A ship A is moving westwards with a speed of `10 km h^(-1)` and a ship B 100 km south of A, is moving northwards with a speed of `10 km h^(-1)` The time after which the distance between them becomes shortest, is

To solve the problem, we need to determine the time after which the distance between the two ships becomes shortest.
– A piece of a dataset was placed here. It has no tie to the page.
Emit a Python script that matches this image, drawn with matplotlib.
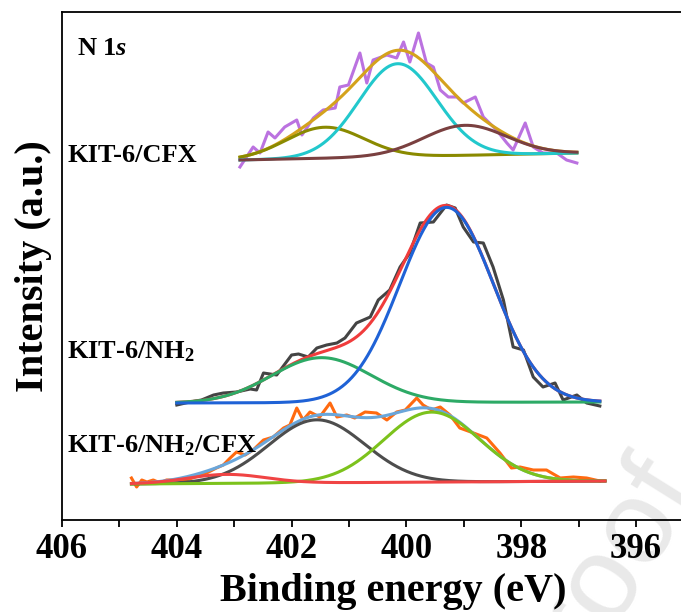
import numpy as np
import matplotlib
matplotlib.use("Agg")
import matplotlib.pyplot as plt
from matplotlib.ticker import MultipleLocator

plt.rcParams['font.family'] = ['Liberation Serif', 'DejaVu Serif']
plt.rcParams['font.weight'] = 'bold'
plt.rcParams['mathtext.fontset'] = 'custom'
plt.rcParams['mathtext.rm'] = 'Liberation Serif:bold'
plt.rcParams['mathtext.bf'] = 'Liberation Serif:bold'
plt.rcParams['mathtext.it'] = 'Liberation Serif:bold:italic'

# --- KIT-6/CFX: raw N 1s counts ---
cfx_be = [402.90, 402.67, 402.55, 402.41, 402.29, 402.12, 401.91, 401.82, 401.62,
          401.45, 401.24, 401.16, 401.01, 400.81, 400.69, 400.58, 400.34, 400.17,
          400.05, 399.94, 399.79, 399.65, 399.53, 399.41, 399.27, 399.12, 399.01,
          398.80, 398.66, 398.43, 398.25, 398.14, 397.93, 397.79, 397.62, 397.38,
          397.21, 397.03]
cfx_counts = [353, 373, 367, 388, 382, 393, 400, 385, 402, 410, 412, 433, 435, 467,
              437, 460, 465, 462, 478, 458, 487, 457, 453, 430, 423, 423, 417, 423,
              403, 390, 377, 370, 397, 373, 367, 367, 360, 357]
cfx_base = [(402.90, 360), (397.03, 367)]
cfx_center = [401.42, 400.15, 398.98]
cfx_fwhm = [1.60, 1.60, 1.70]
cfx_height = [31, 93, 30]
cfx_colors = ['#8a8a00', '#22c8cc', '#7a4040']

# --- KIT-6/NH2 ---
nh2_be = [404.00, 403.77, 403.57, 403.36, 403.19, 402.96, 402.72, 402.61, 402.49,
          402.26, 402.00, 401.88, 401.71, 401.56, 401.39, 401.21, 401.07, 400.87,
          400.63, 400.49, 400.29, 400.11, 399.94, 399.76, 399.53, 399.30, 399.15,
          399.01, 398.83, 398.66, 398.49, 398.31, 398.14, 397.96, 397.79, 397.62,
          397.41, 397.27, 397.03, 396.86, 396.63]
nh2_counts = [115, 118, 120, 125, 127, 128, 131, 130, 147, 145, 165, 166, 163, 172,
              175, 177, 182, 197, 203, 220, 230, 253, 267, 297, 298, 315, 312, 293,
              278, 277, 253, 220, 173, 170, 143, 133, 137, 120, 125, 117, 114]
nh2_base = [(404.00, 117), (396.63, 118)]
nh2_center = [401.48, 399.30]
nh2_fwhm = [2.04, 1.92]
nh2_height = [45, 195]
nh2_colors = ['#2daa66', '#1f62d6']

# --- KIT-6/NH2/CFX ---
mix_be = [404.79, 404.70, 404.61, 404.52, 404.41, 404.29, 404.18, 404.00, 403.83,
          403.68, 403.48, 403.31, 403.19, 403.07, 402.96, 402.81, 402.67, 402.49,
          402.32, 402.14, 402.03, 401.91, 401.80, 401.68, 401.51, 401.33, 401.21,
          401.04, 400.90, 400.72, 400.52, 400.34, 400.17, 400.02, 399.82, 399.71,
          399.56, 399.41, 399.24, 399.07, 398.83, 398.60, 398.37, 398.17, 398.02,
          397.79, 397.56, 397.32, 397.09, 396.86, 396.63]
mix_counts = [42, 33, 40, 38, 40, 37, 40, 40, 40, 43, 47, 52, 55, 62, 68, 65, 70, 80,
              83, 92, 95, 112, 100, 108, 103, 117, 103, 105, 102, 108, 107, 100, 108,
              110, 122, 115, 110, 113, 105, 92, 87, 82, 67, 52, 53, 50, 50, 42, 43,
              42, 39]
mix_base = [(404.79, 36), (396.54, 39)]
mix_center = [401.56, 399.56, 403.13]
mix_fwhm = [1.97, 1.97, 1.60]
mix_height = [63, 70, 9]
mix_colors = ['#4d4d4d', '#7cc21c', '#f04444']

x_ticks = [406, 404, 402, 400, 398, 396]


def baseline(x, base):
    (x0, y0), (x1, y1) = base
    return y0 + (y1 - y0) * (x - x0) / (x1 - x0)


def gauss(x, c, fwhm, h):
    s = fwhm / 2.3548
    return h * np.exp(-(x - c) ** 2 / (2 * s * s))


def draw_spectrum(ax, be, counts, base, centers, fwhms, heights, colors,
                  raw_color, env_color):
    x = np.linspace(base[0][0], base[1][0], 400)
    bg = baseline(x, base)
    comps = [gauss(x, c, w, h) for c, w, h in zip(centers, fwhms, heights)]
    ax.plot(be, counts, color=raw_color, lw=2.2, zorder=2)
    ax.plot(x, bg + np.sum(comps, axis=0), color=env_color, lw=2.2, zorder=3)
    for comp, col in zip(comps, colors):
        ax.plot(x, bg + comp, color=col, lw=2.2, zorder=4)


fig = plt.figure(figsize=(6.81, 6.12), dpi=100)
ax = fig.add_axes([62 / 681, 92 / 612, 619 / 681, 508 / 612])
ax.set_facecolor('none')

draw_spectrum(ax, cfx_be, cfx_counts, cfx_base, cfx_center, cfx_fwhm, cfx_height,
              cfx_colors, '#bb72e0', '#d4a21c')
draw_spectrum(ax, nh2_be, nh2_counts, nh2_base, nh2_center, nh2_fwhm, nh2_height,
              nh2_colors, '#444444', '#f03c3c')
draw_spectrum(ax, mix_be, mix_counts, mix_base, mix_center, mix_fwhm, mix_height,
              mix_colors, '#ff6a10', '#6aa6da')

ax.set_xlim(406, 406 - 619 / 57.4)
ax.set_ylim(0, 508)
ax.set_xticks(x_ticks)
ax.xaxis.set_minor_locator(MultipleLocator(1))
ax.set_yticks([])
ax.tick_params(axis='x', which='both', direction='out', length=5, width=1.3,
               labelsize=25, pad=4)
for sp in ['left', 'bottom', 'top']:
    ax.spines[sp].set_linewidth(1.3)
ax.spines['right'].set_visible(False)

ax.set_xlabel('Binding energy (eV)', fontsize=29, fontweight='bold')
ax.xaxis.set_label_coords((393 - 62) / 619, -0.104)
ax.set_ylabel('Intensity (a.u.)', fontsize=29, fontweight='bold')
ax.yaxis.set_label_coords(-0.016, 0.5)

ax.text(405.74, 465, r'N 1$s$', fontsize=19, va='baseline')
ax.text(405.91, 358, 'KIT-6/CFX', fontsize=19, va='baseline')
ax.text(405.91, 162, r'KIT-6/NH$_2$', fontsize=19, va='baseline')
ax.text(405.91, 68, r'KIT-6/NH$_2$/CFX', fontsize=19, va='baseline')

fig.text(1.030, 0.198, 'Journal Pre-proof', fontsize=86, family='Liberation Sans',
         fontweight='normal', color='#e9e9e9', rotation=58, rotation_mode='anchor',
         ha='right', va='baseline', zorder=-1)

fig.savefig('out.png', dpi=100)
We will use the concept of relative motion and the Pythagorean theorem to find the minimum distance. ### Step-by-Step Solution: 1. **Define the positions of the ships**: - Let the initial position of ship A be at the point (0, 0) and it moves westwards. - Ship B starts at the point (0, -100) since it is 100 km south of ship A and moves northwards. 2. **Determine the positions after time T**: - After time T hours, ship A will have moved westwards by \(10T\) km, so its position will be (-10T, 0). - Ship B will have moved northwards by \(10T\) km, so its position will be (0, -100 + 10T). 3. **Calculate the distance between the two ships**: - The distance \(D\) between the two ships at time T can be calculated using the distance formula: \[ D = \sqrt{((-10T) - 0)^2 + (0 - (-100 + 10T))^2} \] - Simplifying this, we have: \[ D = \sqrt{(10T)^2 + (100 - 10T)^2} \] - Expanding the equation: \[ D = \sqrt{100T^2 + (100 - 10T)^2} \] \[ D = \sqrt{100T^2 + (10000 - 2000T + 100T^2)} \] \[ D = \sqrt{200T^2 - 2000T + 10000} \] 4. **Minimize the distance**: - To find the minimum distance, we can minimize \(D^2\) instead of \(D\): \[ D^2 = 200T^2 - 2000T + 10000 \] - Taking the derivative of \(D^2\) with respect to \(T\) and setting it to zero: \[ \frac{d(D^2)}{dT} = 400T - 2000 = 0 \] - Solving for \(T\): \[ 400T = 2000 \implies T = \frac{2000}{400} = 5 \text{ hours} \] 5. **Conclusion**: - The time after which the distance between the ships becomes shortest is **5 hours**.